In una determinata regione della Terra gli uomini si sono detti: io devo accogliere nella vita terrena gli insegnamenti dell’ultimo bodhisatva che è apparso sulla Terra. L’uomo ha per esempio vissuto forse trecento anni dopo la comparsa del bodhisatva. Ma dopo che in seguito alla morte egli ritorna indietro fino alla sua precedente vita terrena (perché questo passaggio all’indietro, questa vita fra la morte e la nuova nascita dura appunto più a lungo) egli arriva ancora all’epoca in cui l’ultimo bodhisatva era sulla Terra.

 

Nella antica scienza iniziatica all’incontro con l’ultimo bodhisatva si attribuiva la possibilità che l’uomo potesse veramente trovare il collegamento con la sua precedente vita terrena, vale a dire potesse trovare forza per la vita eterna, forza che può essere trovata soltanto ritrovando il collegamento con la vita terrena precedente.

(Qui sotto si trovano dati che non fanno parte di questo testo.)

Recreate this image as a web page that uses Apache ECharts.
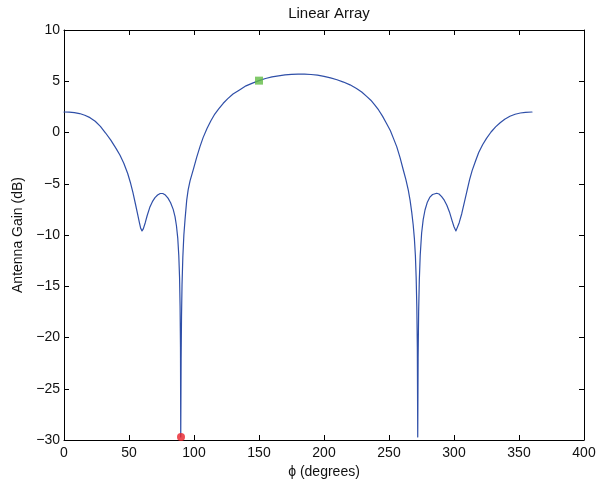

La possibilità di incontrare i bodhisatva, i quali scendono sulla Terra da determinate regioni dello spirito, terminò in una determinata epoca dell’evoluzione dell’umanità, dell’evoluzione del mondo.

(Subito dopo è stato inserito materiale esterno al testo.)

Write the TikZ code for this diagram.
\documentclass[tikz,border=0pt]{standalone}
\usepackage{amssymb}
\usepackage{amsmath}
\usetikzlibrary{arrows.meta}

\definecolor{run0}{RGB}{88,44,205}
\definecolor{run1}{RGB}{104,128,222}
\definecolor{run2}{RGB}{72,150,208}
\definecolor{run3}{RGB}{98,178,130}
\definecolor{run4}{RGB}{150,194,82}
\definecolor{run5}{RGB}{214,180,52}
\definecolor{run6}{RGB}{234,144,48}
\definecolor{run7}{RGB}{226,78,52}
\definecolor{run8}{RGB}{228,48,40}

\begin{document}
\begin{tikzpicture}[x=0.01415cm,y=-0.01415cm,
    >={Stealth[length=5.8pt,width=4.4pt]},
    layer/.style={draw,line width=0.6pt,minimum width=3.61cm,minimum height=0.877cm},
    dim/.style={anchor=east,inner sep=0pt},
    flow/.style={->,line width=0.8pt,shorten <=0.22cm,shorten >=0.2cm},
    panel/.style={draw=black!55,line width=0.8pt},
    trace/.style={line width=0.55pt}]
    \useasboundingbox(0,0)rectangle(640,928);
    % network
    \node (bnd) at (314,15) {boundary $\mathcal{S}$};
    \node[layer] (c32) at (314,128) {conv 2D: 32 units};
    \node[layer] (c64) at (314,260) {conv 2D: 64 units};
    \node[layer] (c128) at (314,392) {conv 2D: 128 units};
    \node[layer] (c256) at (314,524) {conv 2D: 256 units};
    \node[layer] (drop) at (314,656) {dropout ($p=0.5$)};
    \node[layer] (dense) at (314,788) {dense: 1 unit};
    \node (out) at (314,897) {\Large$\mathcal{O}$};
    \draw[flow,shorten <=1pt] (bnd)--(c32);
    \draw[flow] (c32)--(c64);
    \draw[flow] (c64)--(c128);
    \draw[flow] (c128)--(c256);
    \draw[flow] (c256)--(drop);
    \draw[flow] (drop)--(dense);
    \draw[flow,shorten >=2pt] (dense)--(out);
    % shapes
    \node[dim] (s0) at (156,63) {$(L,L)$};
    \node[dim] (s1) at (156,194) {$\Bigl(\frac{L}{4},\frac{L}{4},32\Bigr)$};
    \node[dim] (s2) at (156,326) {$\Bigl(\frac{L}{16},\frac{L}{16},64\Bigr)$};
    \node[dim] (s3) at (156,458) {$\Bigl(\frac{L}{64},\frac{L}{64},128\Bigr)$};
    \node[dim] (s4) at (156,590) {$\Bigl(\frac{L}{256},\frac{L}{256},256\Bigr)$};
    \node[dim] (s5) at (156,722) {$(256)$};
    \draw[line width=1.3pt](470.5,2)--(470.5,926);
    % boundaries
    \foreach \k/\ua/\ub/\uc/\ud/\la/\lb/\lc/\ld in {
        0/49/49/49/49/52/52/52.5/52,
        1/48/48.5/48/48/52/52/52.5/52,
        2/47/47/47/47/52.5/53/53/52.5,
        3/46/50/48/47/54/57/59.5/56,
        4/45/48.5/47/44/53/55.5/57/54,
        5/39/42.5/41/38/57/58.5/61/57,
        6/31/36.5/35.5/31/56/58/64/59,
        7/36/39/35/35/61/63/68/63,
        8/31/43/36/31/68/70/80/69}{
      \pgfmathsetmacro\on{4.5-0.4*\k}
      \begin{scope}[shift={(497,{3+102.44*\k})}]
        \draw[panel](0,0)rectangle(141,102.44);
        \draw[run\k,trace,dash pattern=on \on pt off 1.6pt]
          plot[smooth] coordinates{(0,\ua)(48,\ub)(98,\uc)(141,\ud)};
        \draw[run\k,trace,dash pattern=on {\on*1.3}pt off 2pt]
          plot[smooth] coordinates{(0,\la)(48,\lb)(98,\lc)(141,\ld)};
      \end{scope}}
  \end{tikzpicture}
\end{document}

L’uomo sarebbe oggi nella condizione che, quando dopo la morte è risalito fino alla sua nascita o alla sua concezione, egli cercherebbe inutilmente di risalire fino alla precedente vita terrena, non riuscirebbe a trovare il ricollegamento con essa.

 

Si poteva trovare questo collegamento nei primi millenni dell’evoluzione terrestre, prima del mistero del Golgota, in quanto risalendo nel tempo si arrivava all’epoca in cui si incontrava il bodhisatva. Oggi questo ritorno all’indietro serve soltanto, se lo si fa con la guida di quell’Essere che si è unito alla Terra col mistero del Golgota, quando cioè si stabilisce un nesso dell’uomo col mistero del Golgota, tale che il Cristo possa divenire la guida degli uomini, perché il Cristo comprende in sé le forze di guida per la vita fra morte e nuova nascita, un tempo esistenti nei bodhisatva che comparivano sulla Terra.

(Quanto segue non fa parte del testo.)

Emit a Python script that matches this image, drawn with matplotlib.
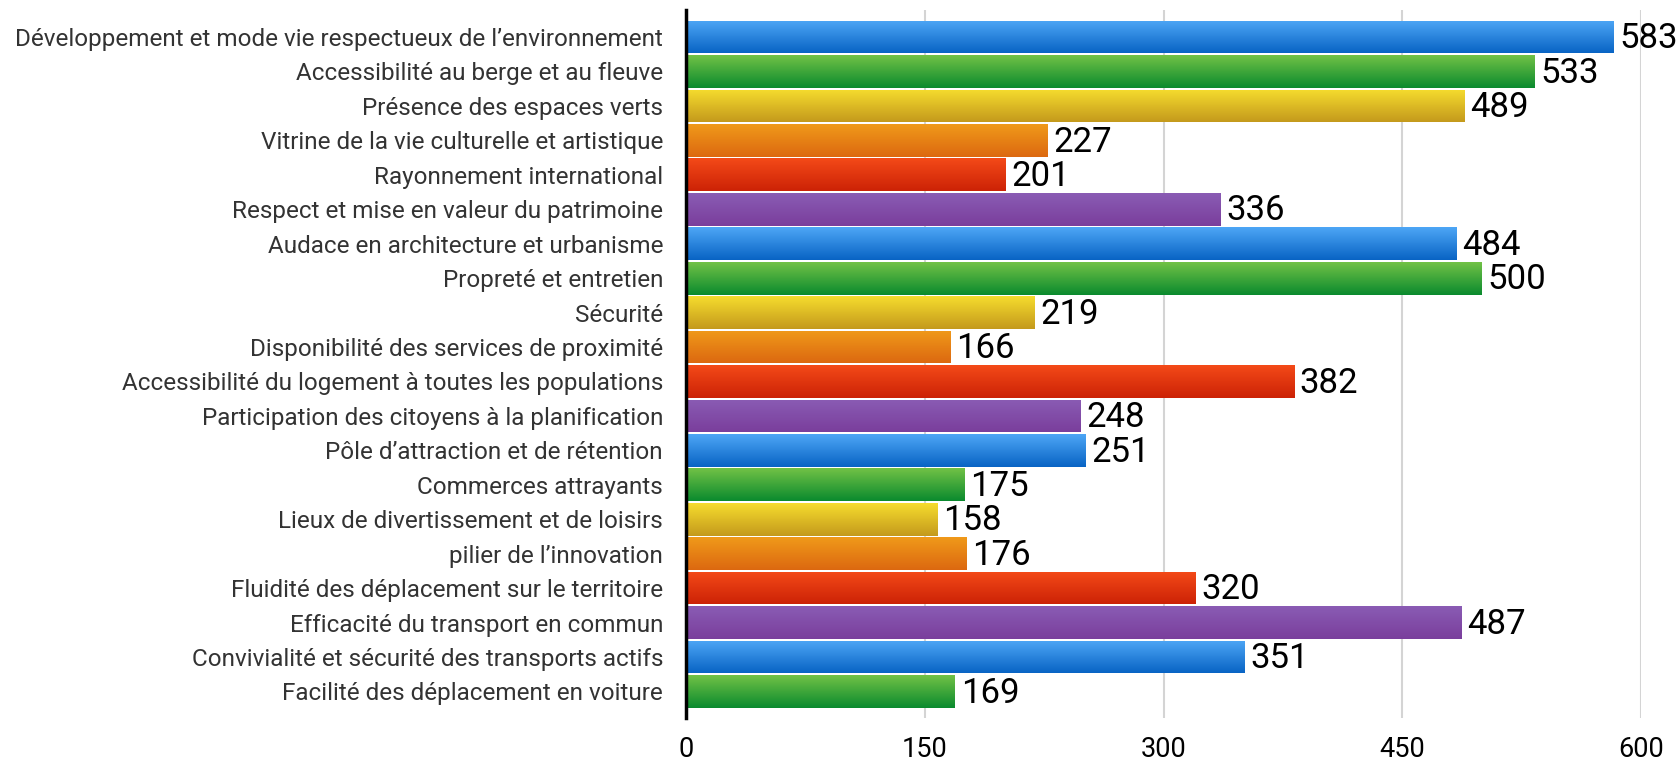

Appunto per le esperienze fra morte e nuova nascita, il mistero del Golgota è così uno dei fatti più importanti dell’intera evoluzione terrestre. Se si vuole perciò conoscere l’evoluzione spirituale della Terra e il posto che essa occupa nella evoluzione spirituale del cosmo, e si vuole inoltre comprendere che cosa l’uomo sperimenti nella sua vita spirituale dopo la morte fino alla nuova nascita rispetto all’evoluzione spirituale della Terra e del cosmo, occorre collocare nell’intera evoluzione della Terra il mistero del Golgota.

 

Per l’uomo odierno occorre cioè trovare il passaggio dall’osservazione dell’evoluzione dell’uomo all’osservazione dell’evoluzione del mondo; per mezzo di tale passaggio si scorge il mistero del Golgota nel suo completo e fondamentale significato per gli eventi dell’evoluzione della Terra e dell’umanità nell’ambito terrestre.

Nella conferenza di domani parleremo di queste cose riguardanti l’evoluzione del mondo, in quanto esse possano essere svelate dalla moderna scienza iniziatica, delle cose che si svolgono in relazione con quello che l’uomo sperimenta ulteriormente dopo la morte, dopo aver visto a ritroso il ricordo delle sue esperienze notturne, delle esperienze cioè dell’uomo dopo la morte.